Recorded data:
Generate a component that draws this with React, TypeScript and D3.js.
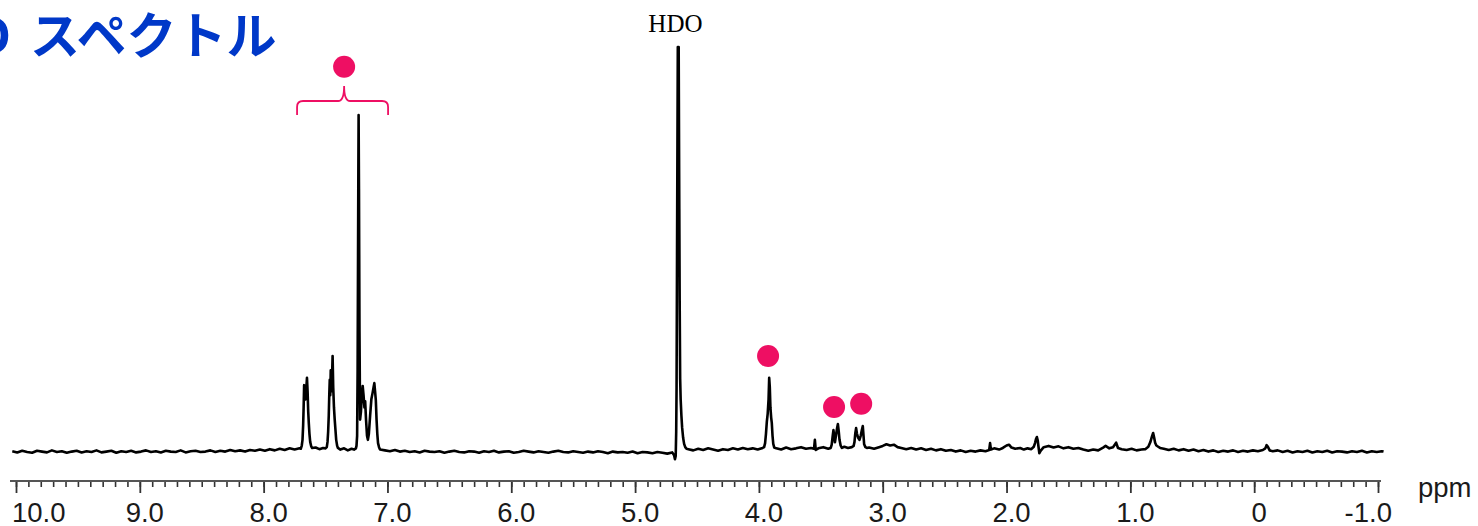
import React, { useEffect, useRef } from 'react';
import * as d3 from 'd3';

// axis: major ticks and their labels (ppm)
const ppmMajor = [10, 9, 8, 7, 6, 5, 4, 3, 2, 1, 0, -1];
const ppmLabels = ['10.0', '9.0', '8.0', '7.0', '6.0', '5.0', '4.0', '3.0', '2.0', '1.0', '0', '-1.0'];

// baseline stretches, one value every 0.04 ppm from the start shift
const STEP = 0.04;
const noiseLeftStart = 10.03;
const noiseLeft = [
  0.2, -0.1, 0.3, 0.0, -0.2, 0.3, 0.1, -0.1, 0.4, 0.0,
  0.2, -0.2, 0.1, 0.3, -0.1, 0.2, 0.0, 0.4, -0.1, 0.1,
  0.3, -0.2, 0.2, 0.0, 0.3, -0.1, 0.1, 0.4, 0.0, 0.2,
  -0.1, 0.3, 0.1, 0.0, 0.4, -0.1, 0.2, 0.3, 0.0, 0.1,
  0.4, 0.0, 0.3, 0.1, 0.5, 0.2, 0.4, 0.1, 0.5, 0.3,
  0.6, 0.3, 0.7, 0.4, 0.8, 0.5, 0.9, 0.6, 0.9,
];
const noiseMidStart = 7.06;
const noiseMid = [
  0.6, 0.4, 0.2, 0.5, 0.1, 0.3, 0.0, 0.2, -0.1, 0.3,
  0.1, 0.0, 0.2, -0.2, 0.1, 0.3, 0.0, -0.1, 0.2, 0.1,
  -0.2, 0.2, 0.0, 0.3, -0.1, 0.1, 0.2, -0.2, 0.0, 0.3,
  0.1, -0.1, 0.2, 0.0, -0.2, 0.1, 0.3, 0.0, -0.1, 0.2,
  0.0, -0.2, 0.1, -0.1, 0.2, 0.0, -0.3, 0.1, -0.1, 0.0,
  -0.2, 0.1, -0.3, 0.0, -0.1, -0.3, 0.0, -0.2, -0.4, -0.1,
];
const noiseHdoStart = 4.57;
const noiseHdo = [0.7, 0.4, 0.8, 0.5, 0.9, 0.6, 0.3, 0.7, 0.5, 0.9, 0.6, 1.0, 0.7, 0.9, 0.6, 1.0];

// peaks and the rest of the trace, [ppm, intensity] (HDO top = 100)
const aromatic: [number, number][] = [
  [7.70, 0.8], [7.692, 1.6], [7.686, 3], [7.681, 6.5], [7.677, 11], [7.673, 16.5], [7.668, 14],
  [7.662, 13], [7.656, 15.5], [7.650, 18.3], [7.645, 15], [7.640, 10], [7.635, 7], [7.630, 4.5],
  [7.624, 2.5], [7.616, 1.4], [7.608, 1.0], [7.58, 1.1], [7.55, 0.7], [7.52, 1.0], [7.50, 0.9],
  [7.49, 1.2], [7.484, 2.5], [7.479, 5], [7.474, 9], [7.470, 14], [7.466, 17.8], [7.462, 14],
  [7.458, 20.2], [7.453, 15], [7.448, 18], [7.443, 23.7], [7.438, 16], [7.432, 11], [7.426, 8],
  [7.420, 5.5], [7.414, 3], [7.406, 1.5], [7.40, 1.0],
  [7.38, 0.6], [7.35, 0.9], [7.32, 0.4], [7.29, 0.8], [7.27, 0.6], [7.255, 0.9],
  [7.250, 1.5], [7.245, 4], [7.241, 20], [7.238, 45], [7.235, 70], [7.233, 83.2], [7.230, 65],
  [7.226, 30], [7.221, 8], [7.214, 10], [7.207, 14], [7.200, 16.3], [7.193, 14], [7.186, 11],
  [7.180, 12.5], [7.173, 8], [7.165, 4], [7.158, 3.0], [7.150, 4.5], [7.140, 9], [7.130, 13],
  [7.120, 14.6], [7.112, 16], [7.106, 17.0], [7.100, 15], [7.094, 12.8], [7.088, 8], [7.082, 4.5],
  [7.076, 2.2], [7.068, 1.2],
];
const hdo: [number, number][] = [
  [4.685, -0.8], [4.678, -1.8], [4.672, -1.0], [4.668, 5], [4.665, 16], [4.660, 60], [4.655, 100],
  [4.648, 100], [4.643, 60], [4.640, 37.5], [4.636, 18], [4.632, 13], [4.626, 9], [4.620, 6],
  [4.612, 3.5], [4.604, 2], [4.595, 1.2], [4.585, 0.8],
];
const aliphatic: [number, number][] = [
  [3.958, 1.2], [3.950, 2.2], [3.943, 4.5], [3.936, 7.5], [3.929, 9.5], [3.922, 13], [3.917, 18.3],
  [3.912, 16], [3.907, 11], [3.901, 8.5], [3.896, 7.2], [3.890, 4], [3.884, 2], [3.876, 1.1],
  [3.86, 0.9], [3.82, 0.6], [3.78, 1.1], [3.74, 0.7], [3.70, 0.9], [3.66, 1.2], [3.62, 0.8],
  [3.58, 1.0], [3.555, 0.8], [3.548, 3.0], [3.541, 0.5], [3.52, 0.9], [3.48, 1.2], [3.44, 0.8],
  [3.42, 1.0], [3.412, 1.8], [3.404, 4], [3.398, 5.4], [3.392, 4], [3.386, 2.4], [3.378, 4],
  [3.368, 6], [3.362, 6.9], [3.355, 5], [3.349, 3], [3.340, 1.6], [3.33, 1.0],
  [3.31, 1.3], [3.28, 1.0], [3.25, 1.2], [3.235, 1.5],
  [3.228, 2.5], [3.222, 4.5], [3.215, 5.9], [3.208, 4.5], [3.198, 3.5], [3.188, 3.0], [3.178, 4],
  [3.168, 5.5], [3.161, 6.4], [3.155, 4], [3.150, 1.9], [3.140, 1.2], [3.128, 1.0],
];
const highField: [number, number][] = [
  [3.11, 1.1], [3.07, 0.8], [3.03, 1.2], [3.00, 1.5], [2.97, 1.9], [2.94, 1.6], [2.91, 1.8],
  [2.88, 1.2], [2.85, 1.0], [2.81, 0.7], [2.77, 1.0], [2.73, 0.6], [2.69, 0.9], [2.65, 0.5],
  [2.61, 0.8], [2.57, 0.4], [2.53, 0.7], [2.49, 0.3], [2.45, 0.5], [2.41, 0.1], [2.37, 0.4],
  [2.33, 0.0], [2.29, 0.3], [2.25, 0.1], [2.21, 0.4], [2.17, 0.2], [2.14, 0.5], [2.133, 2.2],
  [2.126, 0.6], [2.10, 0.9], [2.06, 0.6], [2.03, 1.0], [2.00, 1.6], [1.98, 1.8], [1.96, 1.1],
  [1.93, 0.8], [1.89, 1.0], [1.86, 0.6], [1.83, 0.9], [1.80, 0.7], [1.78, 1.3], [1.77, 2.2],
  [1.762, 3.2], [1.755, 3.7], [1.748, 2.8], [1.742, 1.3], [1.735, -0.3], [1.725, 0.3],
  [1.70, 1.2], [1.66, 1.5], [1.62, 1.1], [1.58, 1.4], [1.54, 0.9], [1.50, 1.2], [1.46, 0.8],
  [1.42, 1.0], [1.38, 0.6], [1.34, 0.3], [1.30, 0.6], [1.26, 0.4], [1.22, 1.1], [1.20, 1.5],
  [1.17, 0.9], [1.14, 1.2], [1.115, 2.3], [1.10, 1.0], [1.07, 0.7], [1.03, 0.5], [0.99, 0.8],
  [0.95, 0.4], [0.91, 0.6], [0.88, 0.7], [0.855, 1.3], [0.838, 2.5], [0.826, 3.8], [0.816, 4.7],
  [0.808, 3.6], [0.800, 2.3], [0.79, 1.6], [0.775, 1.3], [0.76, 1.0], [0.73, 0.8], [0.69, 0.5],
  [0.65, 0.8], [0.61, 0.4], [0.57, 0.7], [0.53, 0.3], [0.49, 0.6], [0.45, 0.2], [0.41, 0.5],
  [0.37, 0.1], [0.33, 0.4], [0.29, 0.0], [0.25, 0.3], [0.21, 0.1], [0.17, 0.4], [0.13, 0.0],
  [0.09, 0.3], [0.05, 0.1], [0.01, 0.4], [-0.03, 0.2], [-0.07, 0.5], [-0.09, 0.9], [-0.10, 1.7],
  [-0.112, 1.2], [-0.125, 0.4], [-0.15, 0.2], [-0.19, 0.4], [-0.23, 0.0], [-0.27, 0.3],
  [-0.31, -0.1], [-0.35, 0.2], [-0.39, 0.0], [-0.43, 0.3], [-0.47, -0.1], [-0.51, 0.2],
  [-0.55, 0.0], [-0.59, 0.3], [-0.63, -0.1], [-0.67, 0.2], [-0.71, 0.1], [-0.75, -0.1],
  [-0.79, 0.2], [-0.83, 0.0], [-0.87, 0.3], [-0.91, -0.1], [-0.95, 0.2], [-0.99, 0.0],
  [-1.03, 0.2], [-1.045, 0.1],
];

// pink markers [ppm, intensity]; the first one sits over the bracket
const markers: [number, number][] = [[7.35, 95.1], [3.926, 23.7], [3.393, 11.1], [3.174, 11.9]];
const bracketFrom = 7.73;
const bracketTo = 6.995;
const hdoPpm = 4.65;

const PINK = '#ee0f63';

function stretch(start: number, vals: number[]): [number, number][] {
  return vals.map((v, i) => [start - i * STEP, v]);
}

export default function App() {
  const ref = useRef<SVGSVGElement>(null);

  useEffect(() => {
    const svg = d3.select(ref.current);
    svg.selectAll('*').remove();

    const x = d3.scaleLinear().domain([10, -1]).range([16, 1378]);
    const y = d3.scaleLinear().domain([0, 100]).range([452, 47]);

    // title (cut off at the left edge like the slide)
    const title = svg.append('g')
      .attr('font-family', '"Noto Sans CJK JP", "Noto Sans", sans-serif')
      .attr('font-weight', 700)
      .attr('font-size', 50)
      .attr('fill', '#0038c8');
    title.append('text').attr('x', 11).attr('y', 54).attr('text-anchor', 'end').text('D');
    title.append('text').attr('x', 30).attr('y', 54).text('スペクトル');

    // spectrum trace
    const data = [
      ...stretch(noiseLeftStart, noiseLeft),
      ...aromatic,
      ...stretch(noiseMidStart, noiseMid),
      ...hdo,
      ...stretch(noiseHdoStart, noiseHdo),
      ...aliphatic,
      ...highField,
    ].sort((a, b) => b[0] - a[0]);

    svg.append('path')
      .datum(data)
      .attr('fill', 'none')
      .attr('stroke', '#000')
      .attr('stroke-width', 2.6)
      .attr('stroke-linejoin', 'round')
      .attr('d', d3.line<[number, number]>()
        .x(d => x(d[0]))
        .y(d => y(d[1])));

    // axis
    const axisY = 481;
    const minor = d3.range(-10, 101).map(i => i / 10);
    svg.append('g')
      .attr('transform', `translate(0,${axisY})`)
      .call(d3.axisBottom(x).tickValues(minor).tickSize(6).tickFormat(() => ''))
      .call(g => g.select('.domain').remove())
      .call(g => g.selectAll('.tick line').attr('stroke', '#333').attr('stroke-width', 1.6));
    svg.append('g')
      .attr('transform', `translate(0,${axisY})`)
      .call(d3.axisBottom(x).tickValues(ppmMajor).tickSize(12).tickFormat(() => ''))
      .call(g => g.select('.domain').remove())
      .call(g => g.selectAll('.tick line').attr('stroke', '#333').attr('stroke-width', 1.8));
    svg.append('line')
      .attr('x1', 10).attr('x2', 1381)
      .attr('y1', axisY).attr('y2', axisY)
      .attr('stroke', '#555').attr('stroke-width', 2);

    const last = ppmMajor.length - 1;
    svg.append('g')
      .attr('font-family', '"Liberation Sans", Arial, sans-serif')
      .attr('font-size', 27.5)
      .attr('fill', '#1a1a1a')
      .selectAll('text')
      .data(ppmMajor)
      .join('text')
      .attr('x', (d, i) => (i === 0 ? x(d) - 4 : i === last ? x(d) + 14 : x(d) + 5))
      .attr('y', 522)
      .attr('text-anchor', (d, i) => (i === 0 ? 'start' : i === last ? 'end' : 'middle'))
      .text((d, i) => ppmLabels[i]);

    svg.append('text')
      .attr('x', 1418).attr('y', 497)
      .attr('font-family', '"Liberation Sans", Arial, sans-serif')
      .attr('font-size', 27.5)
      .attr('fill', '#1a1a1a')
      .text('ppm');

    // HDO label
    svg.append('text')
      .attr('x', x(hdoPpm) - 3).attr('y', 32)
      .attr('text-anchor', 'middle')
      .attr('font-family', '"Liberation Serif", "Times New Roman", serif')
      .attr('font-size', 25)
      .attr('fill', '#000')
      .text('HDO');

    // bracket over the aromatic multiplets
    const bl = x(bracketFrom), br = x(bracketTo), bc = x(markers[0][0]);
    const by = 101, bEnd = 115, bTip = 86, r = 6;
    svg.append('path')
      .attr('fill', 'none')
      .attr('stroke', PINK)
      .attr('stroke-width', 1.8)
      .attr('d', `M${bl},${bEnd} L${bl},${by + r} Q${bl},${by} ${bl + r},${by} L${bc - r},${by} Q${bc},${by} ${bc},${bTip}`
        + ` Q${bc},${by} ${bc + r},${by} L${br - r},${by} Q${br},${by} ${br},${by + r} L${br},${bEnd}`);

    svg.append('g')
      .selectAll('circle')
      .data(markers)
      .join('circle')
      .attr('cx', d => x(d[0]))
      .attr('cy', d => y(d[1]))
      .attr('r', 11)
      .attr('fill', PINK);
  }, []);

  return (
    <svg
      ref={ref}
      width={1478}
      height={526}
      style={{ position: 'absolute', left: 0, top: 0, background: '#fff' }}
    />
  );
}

Prompt:
Exactly reproduce the run of lines from the start of the listing through the line with "import * as d3 from 'd3';", inclusive; pictures are not copied.

Worked solution:
Generate a component that draws this with React, TypeScript and D3.js.
import React, { useEffect, useRef } from 'react';
import * as d3 from 'd3';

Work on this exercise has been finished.